Lorsqu’une entreprise rencontre des difficultés financières, beaucoup de dirigeants pensent que la liquidation judiciaire les protège totalement. En réalité, la liquidation peut ouvrir la voie à une mise en cause personnelle.
Sous certaines conditions, le chef d’entreprise peut être condamné à payer sur ses biens propres tout ou partie des dettes sociales.
Qu’est-ce que le risque personnel après liquidation judiciaire ?
La liquidation judiciaire marque la fin d’une entreprise économiquement morte. Mais pour le dirigeant, cette fin n’efface pas les responsabilités. Deux sanctions principales peuvent être prononcées en cas de faute de gestion :
- Le comblement de passif : obligation de payer personnellement les dettes.
- La faillite personnelle : interdiction de diriger ou gérer toute entreprise pendant plusieurs années.
Pas de compta = Faute de gestion
L’article 653-1 al.6 du Code de commerce est formel : une comptabilité absente ou irrégulière constitue une faute grave. Le dirigeant s’expose à un risque majeur de comblement de passif et de faillite personnelle.
Saisir vos biens personnels
La faillite personnelle permet aux créanciers de saisir vos biens et revenus pendant toute la durée de l’interdiction judiciaire, soit jusqu’à 15 ans.
Comment une liquidation judiciaire peut-elle aboutir à une condamnation personnelle ?
Tout commence par la déclaration de cessation de paiements par le dirigeant, puis l’ouverture de la liquidation judiciaire. Le tribunal désigne un liquidateur chargé de :
- vendre les actifs,
- récupérer les créances,
- analyser la gestion passée de l’entreprise.
À l’issue de cette mission, le liquidateur établit un rapport final. S’il constate des fautes graves (Fautes de gestion au sens de l’article L-653-1 et suivants) ayant aggravé l’état de l’entreprise, il peut saisir le procureur de la République. Le procureur peut alors engager une procédure pour :
- prononcer un comblement de passif,
- et/ou infliger une faillite personnelle.

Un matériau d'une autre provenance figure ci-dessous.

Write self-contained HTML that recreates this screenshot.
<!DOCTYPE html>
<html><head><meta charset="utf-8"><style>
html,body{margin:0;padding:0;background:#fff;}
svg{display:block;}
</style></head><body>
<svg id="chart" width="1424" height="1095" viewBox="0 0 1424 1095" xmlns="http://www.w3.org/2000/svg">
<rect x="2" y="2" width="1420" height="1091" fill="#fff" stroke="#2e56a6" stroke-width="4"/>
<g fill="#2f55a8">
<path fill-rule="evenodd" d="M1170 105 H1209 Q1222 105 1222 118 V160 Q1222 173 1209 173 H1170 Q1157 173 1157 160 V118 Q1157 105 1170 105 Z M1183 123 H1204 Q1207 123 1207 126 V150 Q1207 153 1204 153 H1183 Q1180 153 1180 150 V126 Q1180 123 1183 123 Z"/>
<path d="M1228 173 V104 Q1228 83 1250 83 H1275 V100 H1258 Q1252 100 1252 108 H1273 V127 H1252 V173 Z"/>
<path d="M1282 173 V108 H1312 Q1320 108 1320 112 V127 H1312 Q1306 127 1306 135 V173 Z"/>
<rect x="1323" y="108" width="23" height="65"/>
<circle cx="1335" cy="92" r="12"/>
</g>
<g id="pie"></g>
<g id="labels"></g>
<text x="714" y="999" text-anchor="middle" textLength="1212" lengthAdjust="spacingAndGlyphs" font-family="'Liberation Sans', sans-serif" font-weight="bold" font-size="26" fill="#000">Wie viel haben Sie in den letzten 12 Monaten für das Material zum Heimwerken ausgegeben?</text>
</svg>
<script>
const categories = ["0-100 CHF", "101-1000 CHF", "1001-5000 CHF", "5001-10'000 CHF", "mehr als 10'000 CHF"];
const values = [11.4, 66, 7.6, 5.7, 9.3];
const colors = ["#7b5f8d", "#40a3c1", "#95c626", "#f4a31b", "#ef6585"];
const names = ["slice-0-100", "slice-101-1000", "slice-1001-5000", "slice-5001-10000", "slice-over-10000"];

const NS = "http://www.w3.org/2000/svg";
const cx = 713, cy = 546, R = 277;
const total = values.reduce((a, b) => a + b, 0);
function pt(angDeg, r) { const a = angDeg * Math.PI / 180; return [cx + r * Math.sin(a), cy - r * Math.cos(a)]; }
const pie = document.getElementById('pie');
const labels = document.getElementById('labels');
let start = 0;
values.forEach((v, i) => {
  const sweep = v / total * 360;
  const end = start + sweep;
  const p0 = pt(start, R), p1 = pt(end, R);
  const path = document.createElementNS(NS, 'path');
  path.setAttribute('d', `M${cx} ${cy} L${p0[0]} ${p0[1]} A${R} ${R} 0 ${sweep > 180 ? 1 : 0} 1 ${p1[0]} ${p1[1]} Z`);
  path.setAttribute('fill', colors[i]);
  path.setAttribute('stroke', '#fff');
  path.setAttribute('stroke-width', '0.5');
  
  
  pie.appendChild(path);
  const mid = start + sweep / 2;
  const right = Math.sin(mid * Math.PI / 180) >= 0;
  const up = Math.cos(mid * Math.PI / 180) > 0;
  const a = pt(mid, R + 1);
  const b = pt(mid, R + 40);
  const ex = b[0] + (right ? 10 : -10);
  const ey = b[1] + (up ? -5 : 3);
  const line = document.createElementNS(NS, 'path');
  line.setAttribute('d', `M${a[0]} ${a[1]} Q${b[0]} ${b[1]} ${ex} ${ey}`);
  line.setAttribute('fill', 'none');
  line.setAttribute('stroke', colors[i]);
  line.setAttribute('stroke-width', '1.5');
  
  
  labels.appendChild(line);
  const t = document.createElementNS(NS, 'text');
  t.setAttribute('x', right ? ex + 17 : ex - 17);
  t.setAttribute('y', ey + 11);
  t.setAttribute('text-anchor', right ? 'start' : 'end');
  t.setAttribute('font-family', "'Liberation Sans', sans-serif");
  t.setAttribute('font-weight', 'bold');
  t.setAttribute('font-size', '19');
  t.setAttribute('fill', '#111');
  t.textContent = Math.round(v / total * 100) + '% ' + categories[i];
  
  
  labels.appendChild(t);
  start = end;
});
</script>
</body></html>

Quelles fautes de gestion peuvent engager votre responsabilité ?
Le liquidateur et le tribunal recherchent des comportements fautifs ayant contribué à l’échec de l’entreprise :
- Défaut de déclaration de cessation de paiements dans les 45 jours imposés par la loi.

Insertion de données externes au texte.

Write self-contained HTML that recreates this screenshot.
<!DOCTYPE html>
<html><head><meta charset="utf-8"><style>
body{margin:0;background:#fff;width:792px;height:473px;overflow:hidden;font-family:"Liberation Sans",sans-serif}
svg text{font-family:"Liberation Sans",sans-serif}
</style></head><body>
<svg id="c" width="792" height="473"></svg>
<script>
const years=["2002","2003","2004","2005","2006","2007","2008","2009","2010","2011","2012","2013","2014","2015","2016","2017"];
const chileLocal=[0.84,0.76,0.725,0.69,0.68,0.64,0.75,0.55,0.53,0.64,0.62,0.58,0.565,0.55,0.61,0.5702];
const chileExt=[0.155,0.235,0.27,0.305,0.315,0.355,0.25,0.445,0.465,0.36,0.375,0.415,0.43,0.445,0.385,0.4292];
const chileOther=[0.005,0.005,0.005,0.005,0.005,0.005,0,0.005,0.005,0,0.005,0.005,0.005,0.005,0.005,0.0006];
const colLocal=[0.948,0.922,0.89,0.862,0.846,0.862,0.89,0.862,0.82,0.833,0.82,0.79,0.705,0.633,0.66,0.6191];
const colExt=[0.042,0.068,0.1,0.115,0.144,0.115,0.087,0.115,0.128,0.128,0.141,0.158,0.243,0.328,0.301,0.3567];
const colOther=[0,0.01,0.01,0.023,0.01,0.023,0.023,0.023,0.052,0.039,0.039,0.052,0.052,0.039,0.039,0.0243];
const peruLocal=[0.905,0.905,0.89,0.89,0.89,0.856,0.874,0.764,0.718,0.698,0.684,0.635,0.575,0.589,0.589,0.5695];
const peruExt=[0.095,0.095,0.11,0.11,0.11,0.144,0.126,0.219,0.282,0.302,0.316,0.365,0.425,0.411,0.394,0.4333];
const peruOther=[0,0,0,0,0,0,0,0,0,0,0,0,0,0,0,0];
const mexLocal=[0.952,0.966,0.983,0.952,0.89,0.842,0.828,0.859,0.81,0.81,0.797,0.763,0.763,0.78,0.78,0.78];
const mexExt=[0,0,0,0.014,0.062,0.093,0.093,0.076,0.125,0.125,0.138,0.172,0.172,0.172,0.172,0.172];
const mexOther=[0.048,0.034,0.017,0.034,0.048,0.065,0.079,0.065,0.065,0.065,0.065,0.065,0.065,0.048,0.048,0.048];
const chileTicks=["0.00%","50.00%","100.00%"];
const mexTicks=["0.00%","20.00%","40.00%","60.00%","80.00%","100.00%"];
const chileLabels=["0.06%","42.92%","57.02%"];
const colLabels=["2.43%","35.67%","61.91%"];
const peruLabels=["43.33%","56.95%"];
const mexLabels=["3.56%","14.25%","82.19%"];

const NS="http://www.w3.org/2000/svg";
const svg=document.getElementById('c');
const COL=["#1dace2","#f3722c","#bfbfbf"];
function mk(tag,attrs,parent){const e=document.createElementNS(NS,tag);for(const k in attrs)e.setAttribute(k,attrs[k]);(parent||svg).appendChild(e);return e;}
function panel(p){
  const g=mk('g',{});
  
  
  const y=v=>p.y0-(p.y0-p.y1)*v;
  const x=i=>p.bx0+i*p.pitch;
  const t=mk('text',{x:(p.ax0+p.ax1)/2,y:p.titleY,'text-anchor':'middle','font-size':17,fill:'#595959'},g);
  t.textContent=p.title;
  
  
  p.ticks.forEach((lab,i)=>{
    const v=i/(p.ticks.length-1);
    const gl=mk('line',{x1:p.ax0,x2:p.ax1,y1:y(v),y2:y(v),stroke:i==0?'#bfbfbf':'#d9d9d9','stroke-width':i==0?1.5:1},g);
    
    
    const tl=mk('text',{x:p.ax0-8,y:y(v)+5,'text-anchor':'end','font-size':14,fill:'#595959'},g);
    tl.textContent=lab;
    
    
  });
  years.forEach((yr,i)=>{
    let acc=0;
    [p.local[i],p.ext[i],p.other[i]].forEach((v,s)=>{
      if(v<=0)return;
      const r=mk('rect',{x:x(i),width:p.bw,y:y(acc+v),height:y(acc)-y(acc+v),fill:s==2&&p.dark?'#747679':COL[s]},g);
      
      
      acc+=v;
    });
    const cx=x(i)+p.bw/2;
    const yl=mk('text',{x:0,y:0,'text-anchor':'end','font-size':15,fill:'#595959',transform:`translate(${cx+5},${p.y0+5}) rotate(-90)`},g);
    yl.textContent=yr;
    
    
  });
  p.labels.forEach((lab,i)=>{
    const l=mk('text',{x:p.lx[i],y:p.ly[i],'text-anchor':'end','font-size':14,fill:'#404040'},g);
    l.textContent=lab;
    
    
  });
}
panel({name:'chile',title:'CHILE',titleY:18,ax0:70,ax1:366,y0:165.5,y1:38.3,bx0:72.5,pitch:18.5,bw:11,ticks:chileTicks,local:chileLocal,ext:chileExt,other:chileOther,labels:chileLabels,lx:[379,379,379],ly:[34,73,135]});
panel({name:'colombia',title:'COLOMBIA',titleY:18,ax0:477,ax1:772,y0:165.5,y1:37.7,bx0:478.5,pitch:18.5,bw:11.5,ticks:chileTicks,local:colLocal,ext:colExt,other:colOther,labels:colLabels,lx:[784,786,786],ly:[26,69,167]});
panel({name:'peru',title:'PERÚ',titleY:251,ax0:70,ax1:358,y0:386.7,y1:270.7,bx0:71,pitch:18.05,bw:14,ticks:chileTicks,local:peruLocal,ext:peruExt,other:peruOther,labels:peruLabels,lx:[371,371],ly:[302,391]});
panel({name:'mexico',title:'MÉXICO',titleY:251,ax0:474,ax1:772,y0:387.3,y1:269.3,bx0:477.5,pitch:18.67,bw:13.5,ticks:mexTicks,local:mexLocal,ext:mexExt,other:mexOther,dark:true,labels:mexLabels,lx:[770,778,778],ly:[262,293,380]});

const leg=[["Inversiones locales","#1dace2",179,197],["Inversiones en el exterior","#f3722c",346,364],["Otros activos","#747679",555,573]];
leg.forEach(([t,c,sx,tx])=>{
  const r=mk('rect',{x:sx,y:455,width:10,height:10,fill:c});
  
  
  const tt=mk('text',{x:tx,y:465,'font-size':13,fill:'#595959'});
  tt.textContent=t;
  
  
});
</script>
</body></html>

- Poursuite abusive de l’activité alors que l’entreprise était déjà irrémédiablement compromise.
- Paiement préférentiel de certains créanciers en fraude des règles collectives.

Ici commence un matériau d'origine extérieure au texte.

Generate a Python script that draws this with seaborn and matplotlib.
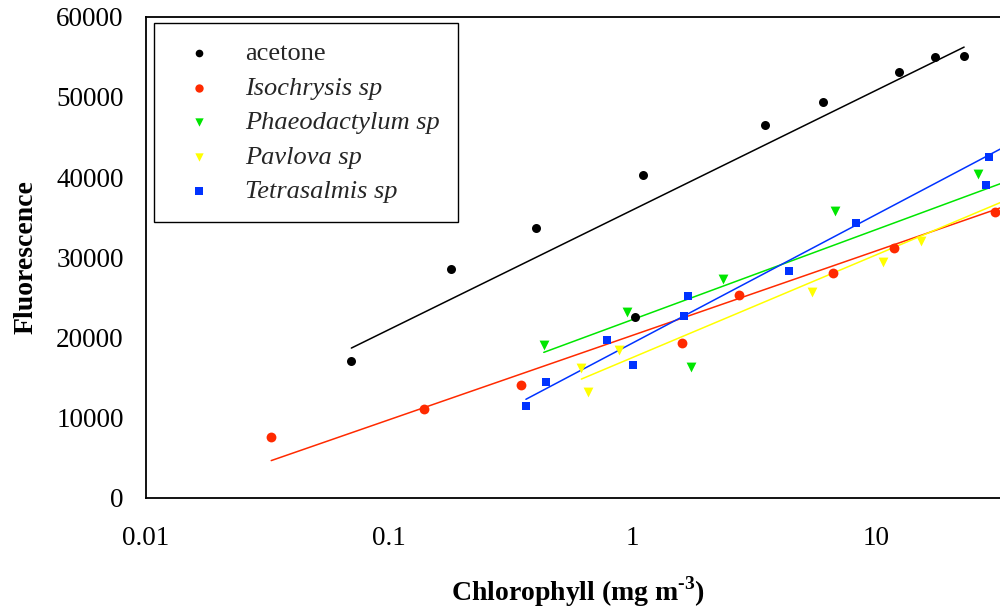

- Tenue d’une comptabilité fictive, irrégulière ou absence totale de comptabilité.
- Détournement d’actifs ou augmentation frauduleuse du passif.
- Non-coopération avec le liquidateur.
- Un contrôle fiscal ou social qualifié de mauvaise foi ou de manœuvre frauduleuse
Comblement de passif : en quoi consiste-t-il concrètement ?
Le comblement de passif est une sanction financière. Le dirigeant est condamné par le tribunal à payer tout ou partie du passif non apuré par la liquidation. Cela signifie :
- Que l’on peut saisir son patrimoine personnel,
- Que ses biens présents peuvent être vendus,
- Que ses comptes bancaires peuvent être bloqués,
- Et que ses revenus futurs peuvent être attaqués en recouvrement.
Faillite personnelle : conséquences graves et durables
La faillite personnelle est une sanction d’interdiction. Elle empêche le dirigeant :
- d’exercer toute fonction de direction,
- de créer une nouvelle entreprise,
- de gérer une société même de manière occulte.
La durée est comprise entre 5 et 15 ans selon la gravité des fautes.
Pendant toute cette période :
- Les créanciers peuvent saisir les revenus,
- Les projets entrepreneuriaux sont interdits,
- Le patrimoine personnel est exposé à long terme.
Comment éviter d’être poursuivi personnellement ?
Heureusement, le risque de condamnation personnelle n’est pas automatique. Pour éviter de se retrouver dans cette situation, quelques réflexes indispensables :
- Déclarer rapidement la cessation de paiements en cas de difficulté.
- Tenir une comptabilité sérieuse et à jour.
- Éviter les mouvements d’argent suspects ou non justifiés.
- Coopérer pleinement avec les organes de la liquidation (liquidateur, tribunal).
- Se faire accompagner par un conseil spécialisé pour organiser sa défense.
Conclusion : liquidation judiciaire ≠ immunité automatique
Beaucoup de dirigeants croient que la liquidation judiciaire met fin à tous leurs soucis. En réalité, si des fautes de gestion sont retenues, le patrimoine personnel du chef d’entreprise reste exposé.
Le comblement de passif et la faillite personnelle peuvent transformer l’échec d’une entreprise en un désastre personnel durable.
La meilleure défense reste la prévention : agir à temps, être assisté, et ne pas laisser les fautes s’installer.